With this he managed to acquire what Yulmu denied himself – freedom to live however he wanted with whomever he wanted. At the first glance it might seem like Yulmu has also chosen the throne on his own, working on his free will, but digging deeply into the issue it becomes apparent it wasn’t the case. He has never given up anything that was rightfully his. He might have thought of Dongju like that and when he decided to not pursue her, it might be seen as giving up, but Dongju was never his to begin with. Also, choosing the throne and burning half the world for it is not the outcome of a free will at work. Because how much of an actual free will there is when a person’s life revolves around power? The throne has been singing its siren song and Yulmu never broke free from under its spell. He coveted it and he achieved his goal. Just to be further restricted by rules of the throne hall. From that point of view, the one who met the ultimate failure was him, not Nokdu. The ending – happy for some and in the hindsight not so happy for others – was more than satisfying. Because “[the] happy ending of the fairy tale, the myth, and the divine comedy of the soul, is to be read, not as a contradiction, but as a transcendence of the universal tragedy of man.”[13] The hero, enduring what normal people cannot, comes back to his community to share the experiences and build a better world. Even the size of an island.

Nokdu departed alone but came back surrounded with people pulled by the gravity of his character. We first met Yulmu surrounded by people, but he ended up all alone.

[1] Jung C.G., THE COLLECTED WORKS OF C. G. JUNG VOLUME 9, PART 1, The Archetypes and the Collective Unconscious, 2nd Ed., transl. by Hull R.F.C., Princeton University Press, 1980, p. 79.
[2] Campbell J., The Hero of a Thousand Faces, Princeton University Press, 2004.
[3] Propp W., Morphology of the Folktale, transl. by Scott L., American Folklore Society and Indiana  University, 1968.
[4] Like Icarus – he failed and yet he remains a role model for many. Even such dumb heroes as Japan’s Yamatotakeru, who ultimately died because he was an idiot, take the risk and challenge the Fates and Furies. Korean mythology tells the story about Seok Talhae, one of the three founders of Silla’s royal families who himself had a supernatural provenance and wasn’t content with his position but wanted a neighbouring country’s throne so he challenged King Suro on a magical tournament. He lost. The history would laugh later as Silla conquered Gaya in the 6th century.

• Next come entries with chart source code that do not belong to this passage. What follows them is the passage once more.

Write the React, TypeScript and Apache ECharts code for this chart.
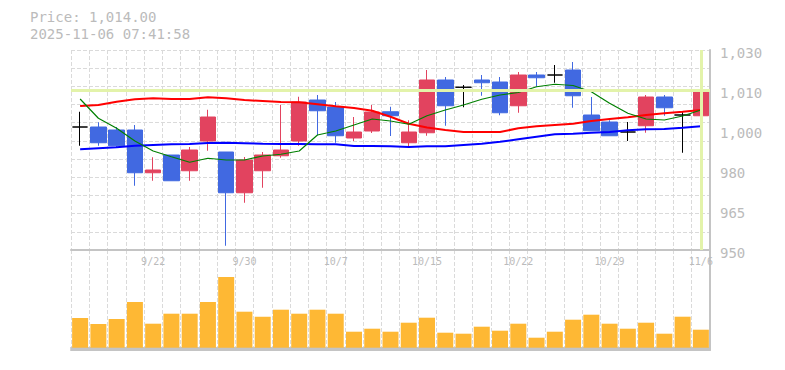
import React, { useEffect, useRef } from 'react';
import * as echarts from 'echarts';

const dates = ['9/16','9/17','9/18','9/19','9/22','9/24','9/25','9/26','9/29','9/30','10/1','10/2','10/3','10/6','10/7','10/8','10/9','10/10','10/14','10/15','10/16','10/17','10/20','10/21','10/22','10/23','10/24','10/27','10/28','10/29','10/30','10/31','11/4','11/5','11/6'];

const opens = [999.2, 999.2, 998.0, 998.0, 980.9, 988.0, 981.7, 993.6, 989.2, 972.9, 981.7, 987.7, 993.6, 1010.0, 1007.2, 994.8, 997.6, 1005.3, 992.9, 996.9, 1018.0, 1015.1, 1018.0, 1017.2, 1007.7, 1020.0, 1020.0, 1022.0, 1004.0, 1001.2, 997.2, 999.7, 1011.2, 1004.0, 1003.7];
const closes = [999.2, 992.9, 991.7, 980.9, 982.0, 977.7, 990.0, 1003.2, 972.9, 986.0, 988.0, 990.0, 1009.2, 1005.7, 995.7, 997.2, 1005.2, 1003.7, 997.2, 1018.0, 1007.7, 1015.1, 1016.9, 1004.9, 1020.0, 1018.9, 1020.0, 1011.7, 997.7, 995.7, 997.2, 1011.2, 1006.9, 1004.0, 1014.0];
const lows = [991.7, 991.7, 990.9, 975.7, 977.7, 977.7, 977.7, 989.7, 951.7, 968.9, 974.9, 986.9, 991.7, 995.9, 992.9, 993.6, 996.8, 995.6, 990.9, 995.7, 999.7, 1007.1, 1011.7, 1003.9, 1004.9, 1015.3, 1016.9, 1006.9, 997.7, 995.7, 993.6, 996.9, 1003.7, 988.9, 999.7];
const highs = [1005.3, 1001.1, 999.2, 1000.0, 987.1, 988.0, 991.2, 1006.1, 989.2, 987.2, 989.2, 1008.1, 1011.3, 1012.0, 1009.2, 1003.2, 1008.0, 1007.3, 1001.9, 1022.0, 1019.2, 1016.0, 1020.0, 1019.2, 1021.2, 1021.2, 1024.0, 1025.2, 1011.2, 1001.9, 1001.2, 1012.0, 1012.0, 1005.2, 1014.0];

const ma5 = [1010.4, 1002.7, 998.7, 993.6, 989.6, 987.3, 985.1, 986.7, 986.0, 986.0, 987.6, 988.3, 989.6, 996.0, 997.6, 1000.0, 1002.4, 1001.6, 1000.3, 1003.7, 1006.0, 1008.0, 1010.3, 1012.0, 1013.0, 1015.3, 1016.3, 1015.8, 1013.3, 1008.7, 1004.7, 1002.4, 1002.0, 1003.6, 1006.0];
const ma25 = [1007.6, 1008.0, 1009.3, 1010.3, 1010.7, 1010.4, 1010.4, 1011.1, 1010.7, 1010.0, 1009.6, 1009.2, 1009.1, 1008.3, 1007.5, 1006.8, 1005.7, 1003.3, 1000.5, 999.0, 998.0, 997.2, 997.2, 997.2, 998.7, 999.5, 1000.0, 1000.5, 1001.6, 1002.4, 1003.1, 1004.0, 1004.7, 1005.3, 1006.0];
const ma75 = [990.3, 990.7, 991.1, 991.7, 992.0, 992.3, 992.4, 992.8, 992.9, 992.7, 992.5, 992.4, 992.4, 992.3, 992.3, 991.6, 991.6, 991.5, 991.2, 991.5, 991.5, 992.0, 992.5, 993.3, 994.3, 995.3, 996.3, 996.5, 996.9, 997.2, 997.9, 998.3, 998.4, 998.9, 999.5];

const volumes = [29.7, 23.7, 28.7, 45.7, 24, 34, 34, 45.7, 70.7, 36, 31, 38, 34, 38, 34, 16, 19, 16, 25, 30, 15, 14, 21, 17, 24, 10, 16, 28, 33, 24, 19, 25, 14, 31, 18];

const priceTicks = [950, 966, 982, 998, 1014, 1030];
const priceTickLabels = ['950', '965', '980', '1,000', '1,010', '1,030'];

const currentPrice = 1014;
const titleLine1 = 'Price: 1,014.00';
const titleLine2 = '2025-11-06 07:41:58';

const MONO = "'DejaVu Sans Mono', monospace";
const TXT = '#bbbbbb';
const GRID_C = '#dadada';
const AXIS_C = '#c4c4c4';

export default function App() {
  const ref = useRef<HTMLDivElement>(null);
  useEffect(() => {
    if (!ref.current) return;
    const chart = echarts.init(ref.current, null, { renderer: 'svg' });
    const candleData = dates.map((_, i) => [opens[i], closes[i], lows[i], highs[i]]);
    const dashed = { color: GRID_C, width: 1, type: [4, 2] as any };
    chart.setOption({
      animation: false,
      backgroundColor: '#fff',
      graphic: [
        { type: 'text', left: 30, top: 9, style: { text: titleLine1, font: `14px ${MONO}`, lineHeight: 16, fill: TXT } },
        { type: 'text', left: 30, top: 25.5, style: { text: titleLine2, font: `14px ${MONO}`, lineHeight: 16, fill: TXT } },
      ],
      grid: [
        { left: 71, right: 75, top: 50, height: 200 },
        { left: 71, right: 75, top: 250, height: 100 },
      ],
      xAxis: [
        {
          type: 'category', gridIndex: 0, data: dates, boundaryGap: true,
          axisLine: { show: true, lineStyle: { color: AXIS_C, width: 2 } },
          axisTick: { show: false }, axisLabel: { show: false },
          splitLine: { show: true, interval: 0, lineStyle: dashed },
        },
        {
          type: 'category', gridIndex: 1, data: dates, boundaryGap: true, position: 'top',
          axisLine: { show: true, lineStyle: { color: AXIS_C, width: 2 } },
          axisTick: { show: false },
          axisLabel: {
            show: true, inside: true, margin: 6, fontSize: 10, fontFamily: MONO, color: TXT,
            interval: (idx: number) => idx % 5 === 4,
          },
          splitLine: { show: true, interval: 0, lineStyle: dashed },
        },
        {
          type: 'category', gridIndex: 1, data: dates, boundaryGap: true, position: 'bottom',
          axisLine: { show: true, lineStyle: { color: AXIS_C, width: 2 } },
          axisTick: { show: false }, axisLabel: { show: false }, splitLine: { show: false },
        },
      ],
      yAxis: [
        {
          type: 'value', gridIndex: 0, position: 'right', min: 950, max: 1030,
          axisLine: { show: true, lineStyle: { color: AXIS_C, width: 2 } },
          axisTick: { show: false },
          axisLabel: {
            show: true, customValues: priceTicks, margin: 10,
            formatter: (v: number) => {
              const i = priceTicks.indexOf(v);
              return i >= 0 ? `{p|${priceTickLabels[i]}}` : '';
            },
            rich: {
              p: { fontSize: 14, fontFamily: MONO, color: TXT, padding: [6, 0, 0, 0] },
            },
          },
          splitLine: { show: false },
        },
        {
          type: 'value', gridIndex: 0, position: 'left', min: 0, max: 11, interval: 1,
          axisLine: { show: false }, axisTick: { show: false }, axisLabel: { show: false },
          splitLine: { show: true, lineStyle: dashed },
        },
        {
          type: 'value', gridIndex: 1, position: 'right', min: -2.3, max: 97.7,
          axisLine: { show: true, lineStyle: { color: AXIS_C, width: 2 } },
          axisTick: { show: false }, axisLabel: { show: false }, splitLine: { show: false },
        },
      ],
      series: [
        {
          type: 'line', xAxisIndex: 0, yAxisIndex: 0, data: [], z: 1, silent: true,
          markLine: {
            silent: true, symbol: ['none', 'none'], label: { show: false },
            lineStyle: { color: '#e3f3aa', width: 3, type: 'solid' },
            data: [{ yAxis: currentPrice }, { xAxis: dates.length - 1 }],
          },
        },
        {
          type: 'candlestick', xAxisIndex: 0, yAxisIndex: 0, data: candleData, barWidth: 16, z: 3,
          itemStyle: {
            color: '#e2435f', color0: '#4169e1', borderColor: '#e2435f', borderColor0: '#4169e1',
            borderColorDoji: '#000000', borderWidth: 1,
          },
        },
        { type: 'line', xAxisIndex: 0, yAxisIndex: 0, data: ma25, symbol: 'none', z: 4, lineStyle: { color: '#ff0000', width: 2 } },
        { type: 'line', xAxisIndex: 0, yAxisIndex: 0, data: ma75, symbol: 'none', z: 4, lineStyle: { color: '#0000ff', width: 2 } },
        { type: 'line', xAxisIndex: 0, yAxisIndex: 0, data: ma5, symbol: 'none', z: 4, lineStyle: { color: '#008000', width: 1.2 } },
        {
          type: 'bar', xAxisIndex: 1, yAxisIndex: 2, data: volumes, barWidth: 16,
          itemStyle: { color: '#feb834' },
        },
      ],
    });
    return () => chart.dispose();
  }, []);
  return <div ref={ref} style={{ position: 'fixed', left: 0, top: 0, width: 785, height: 370 }} />;
}
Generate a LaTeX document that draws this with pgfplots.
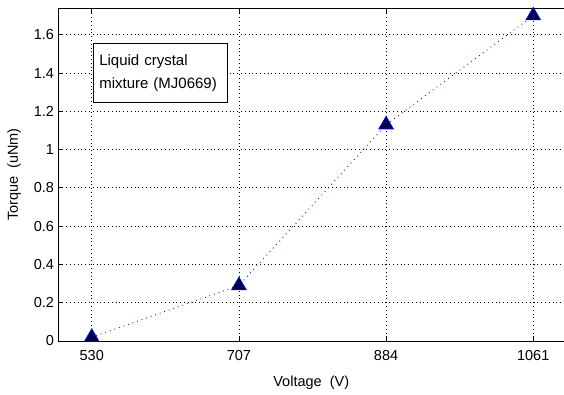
\documentclass[border=0pt]{standalone}
\usepackage{pgfplots}
\pgfplotsset{compat=1.18}
\usepackage{fontspec}
\setmainfont{Liberation Sans}
\definecolor{navyfill}{RGB}{0,0,80}
\definecolor{lineblue}{RGB}{0,0,255}
\begin{document}
\begin{tikzpicture}
\begin{axis}[
  at={(0,0)}, anchor=south west,
  scale only axis,
  width=505.5pt, height=333pt,
  xmin=490, xmax=1098,
  ymin=0, ymax=1.74,
  xtick={530,707,884,1061},
  ytick={0,0.2,0.4,0.6,0.8,1,1.2,1.4,1.6},
  xticklabel style={/pgf/number format/1000 sep={}, yshift=-6pt},
  yticklabel style={/pgf/number format/fixed, xshift=-1pt},
  /pgf/number format/assume math mode=true,
  ticklabel style={font=\fontsize{14.5}{16}\selectfont},
  label style={font=\fontsize{14.5}{16}\selectfont},
  tick align=inside,
  major tick length=5pt,
  tick style={black, line width=0.8pt},
  axis y line*=left,
  axis line style={black, line width=0.9pt},
  grid=major,
  major grid style={black, dash pattern=on 0.8pt off 3pt, line width=0.8pt},
  xlabel={Voltage\ \ (V)},
  ylabel={Torque\ \ (uNm)},
  xlabel style={yshift=-8pt},
  ylabel style={yshift=6pt},
  clip=false,
]
\addplot[lineblue, dash pattern=on 0.8pt off 4pt, line width=0.9pt,
  mark=triangle*, mark size=8.5pt,
  mark options={solid, fill=navyfill, draw=lineblue, line width=0.6pt}]
  coordinates {(530,0.02) (707,0.29) (884,1.13) (1061,1.70)};
\node[draw=black, line width=0.8pt, fill=white, anchor=north west,
  align=left, inner xsep=6pt, inner ysep=11pt, text width=122pt,
  font=\fontsize{15}{23}\selectfont]
  at (rel axis cs:0.068,0.895) {Liquid crystal\\mixture (MJ0669)};
\end{axis}
\pgfresetboundingbox
\path[use as bounding box] (-58.5pt,-53pt) rectangle (505.5pt,341pt);
\end{tikzpicture}
\end{document}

[5] Campbell J., op.cit., p. 46
[6] In countless stories from every nook of the world we have two brothers/sisters/neighbours – one good and one cunning. Then something supernatural happens – a wounded animal appears and makes the wishes come true, or whatnot. A good person doesn’t lie to it – and is met with abundance of riches and fortune. The bad one lies – and is met with horror and ruin. In fact, two people are one and the same – one person standing in front of a choice, letting his personality choose. If the altruistic wins – he wins as well.
[7] Eliade M., The Sacred and The Profane: The Nature of Religion, transl. by Trask W., Harcourt, Brace & World, 1987, p. 25.
[8] There are species of frogs in the Amazon forest or Madagascar. They produce toxin secreted through skin because they eat toxic ants. The moment the diet is changed, the production of toxin stops. See: Study discovers why poison dart frogs are toxic,, and here: Now We Know Why Poison Frogs Don't Poison Themselves,
[9] Harari Y.N., Sapiens: A Brief History of Humankind, Harvill Secker, 2014, p. 13
[10] Campbell J., op.cit., p. 120
[11] If not, an offended Goddess can bring death upon the unworthy.